Adkins pointed out that Crook County will finish its new jail in 2018, and the county is preparing to lose the contract for housing some of Crook County's inmates, in December 2018.

"Their departure will mean a loss of about $700,000 in my jail budget," he said. "2018 will also be the year I will have to ask the Jefferson County voters to renew the jail operations levy, currently set at $1.24 per $1,000. I'm currently working on estimating the jail budget for the next four to five, without having the Crook County contract money. I don't want to do it, but I may have to ask for an increase in the amount levied, to keep the jail staffed as it currently is."

Kathy Marston, Jefferson County clerk for the past 19 years, has decided that she won't refile for her position. "I think it's time to retire," said Marston, who will have been the county clerk for 20 years at the end of her term, which ends Dec. 31, 2018.

No one has filed for county clerk.

For position 1 on the Jefferson County Board of Commissioners, incumbent Mae Huston, of Culver, has refiled for her position, along with Kim Schmith, of Madras.

Huston, who has served on the commission for three years, was first elected in a tight race in November 2014.

"Now in my third year of my first four-year term as a Jefferson County commissioner, I want to continue to serve in this position working with my two fellow commissioners to make good policy decisions that serve the citizens of our county," said Huston. "I want to work with our county administrative staff, department heads, our employees and the other county elected officials to provide efficient services and to continue the good work being done to plan for future needs and challenges. I like our community and I like people and I want to serve well."
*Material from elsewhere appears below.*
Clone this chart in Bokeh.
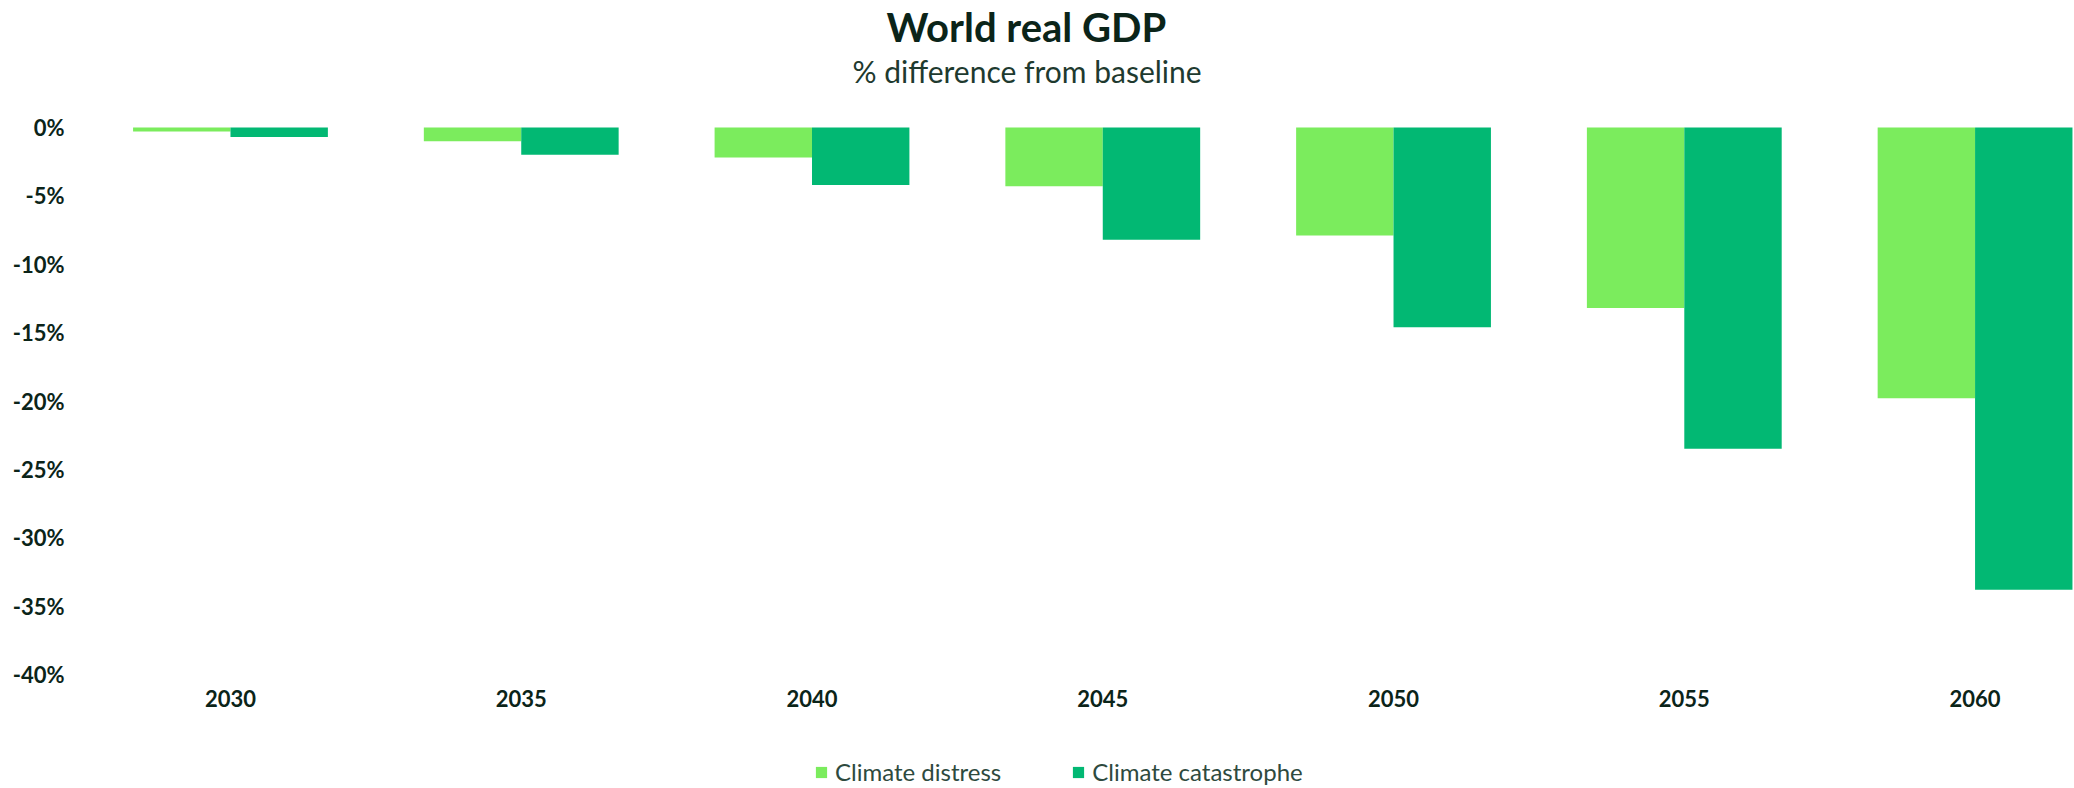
from bokeh.plotting import figure
from bokeh.models import (ColumnDataSource, Range1d, FixedTicker, Title, Legend,
                          LegendItem, PrintfTickFormatter)
from bokeh.transform import dodge
from bokeh.embed import file_html
from bokeh.resources import INLINE

years = [2030, 2035, 2040, 2045, 2050, 2055, 2060]
distress = [-0.3, -1.0, -2.2, -4.3, -7.9, -13.2, -19.8]
catastrophe = [-0.7, -2.0, -4.2, -8.2, -14.6, -23.5, -33.8]
y_ticks = [0, -5, -10, -15, -20, -25, -30, -35, -40]
series_names = ["Climate distress", "Climate catastrophe"]
colors = ["#7BEC5D", "#02B873"]

src = ColumnDataSource(dict(year=years, d=distress, c=catastrophe))

# 547 px of plot area hold the -40..0 scale; blank room above 0 and below -40
scale_px, extra_top, extra_bottom = 547, 39, 112
px_per_unit = scale_px / 40
y_start = -40 - extra_bottom / px_per_unit
y_end = extra_top / px_per_unit

p = figure(frame_width=1989, frame_height=scale_px + extra_top + extra_bottom,
           output_backend="svg", toolbar_location=None,
           x_range=Range1d(2027.507, 2061.71), y_range=Range1d(y_start, y_end),
           min_border_left=85, min_border_right=0, min_border_top=0,
           min_border_bottom=0, outline_line_color=None)

bw = 1.675
r1 = p.vbar(x=dodge("year", -bw / 2, range=p.x_range), top="d", bottom=0, width=bw,
            source=src, fill_color=colors[0], line_color=None)
r2 = p.vbar(x=dodge("year", bw / 2, range=p.x_range), top="c", bottom=0, width=bw,
            source=src, fill_color=colors[1], line_color=None)

p.xgrid.visible = False
p.ygrid.visible = False

dark = "#0B2419"
for ax in (p.xaxis[0], p.yaxis[0]):
    ax.axis_line_color = None
    ax.major_tick_line_color = None
    ax.minor_tick_line_color = None
    ax.major_tick_out = 0
    ax.major_tick_in = 0
    ax.minor_tick_out = 0
    ax.minor_tick_in = 0
    ax.major_label_text_font = "Lato"
    ax.major_label_text_font_style = "bold"
    ax.major_label_text_font_size = "22px"
    ax.major_label_text_color = dark

p.xaxis[0].ticker = FixedTicker(ticks=years)
p.xaxis[0].fixed_location = -40
p.xaxis[0].major_label_standoff = 15
p.yaxis[0].ticker = FixedTicker(ticks=y_ticks)
p.yaxis[0].formatter = PrintfTickFormatter(format="%d%%")
p.yaxis[0].major_label_standoff = 21

legend = Legend(items=[LegendItem(label=series_names[0], renderers=[r1]),
                       LegendItem(label=series_names[1], renderers=[r2])],
                orientation="horizontal", location=(729, 0),
                label_text_font="Lato", label_text_font_size="24px",
                label_text_color="#2E4A3E", glyph_width=14, glyph_height=14,
                label_standoff=7, spacing=70, border_line_color=None,
                padding=0, margin=0, background_fill_alpha=0)
p.add_layout(legend, "center")

p.add_layout(Title(text="% difference from baseline", align="left", offset=767,
                   text_font="Lato", text_font_size="30px", text_font_style="normal",
                   text_color="#1E3A2F", standoff=0), "above")
p.add_layout(Title(text="World real GDP", align="left", offset=801,
                   text_font="Lato", text_font_size="40px", text_font_style="bold",
                   text_color=dark, standoff=0), "above")

open("out.html", "w").write(file_html(p, INLINE))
"As I attend city council meetings and work sessions, school board meetings, Crooked River Ranch board work sessions, and meetings of community groups, I like to connect with everyone who is working and volunteering to better our community," she said. "I represent Jefferson County on three Central Oregon regional boards and on Association of Oregon County committees in Salem and want to continue to provide these benefits to Jefferson County."

Schmith, who is challenging Huston, owns Madras Acupuncture.

"I bring a unique set of life experiences and skillsets to the table," said Schmith. "I grew up in Jefferson County, attending K-12 in the 509-J School District and continued on to OSU."

"Living in Southeast Asia for three years drove home how blessed I was to grow up in such a great community and in 1999, I returned home to support my aging father and open a successful business," said Schmith. "I strive to bring people together to create solutions and find resources to solve problems. I will use my diverse personal, volunteering and business experiences to support and help move forward the community I love."

For position 2, incumbent Mike Ahern, of Madras, has announced that he will not run for re-election. Ahern has served on the commission since his election in 2006.

"I've been on the commission for 16 years, and I've enjoyed it," said Ahern, who was first elected in 1998, served four years, and was re-elected in 2006, "but it's time."

Courtney Snead, of Madras, is currently the only person running for that position.

Snead is a consultant and small business owner, Boring But Important, and part-time political science and human development instructor at Central Oregon Community College.

"I have decided to run for County Commission because serving in this role would give me the opportunity to use my education, background and experience to serve my community," said Snead. "As a youth, I was inspired by elected leaders, both past and present, who used their talents to create, serve, and sustain our Democracy and it would be my honor to do the same in Jefferson County."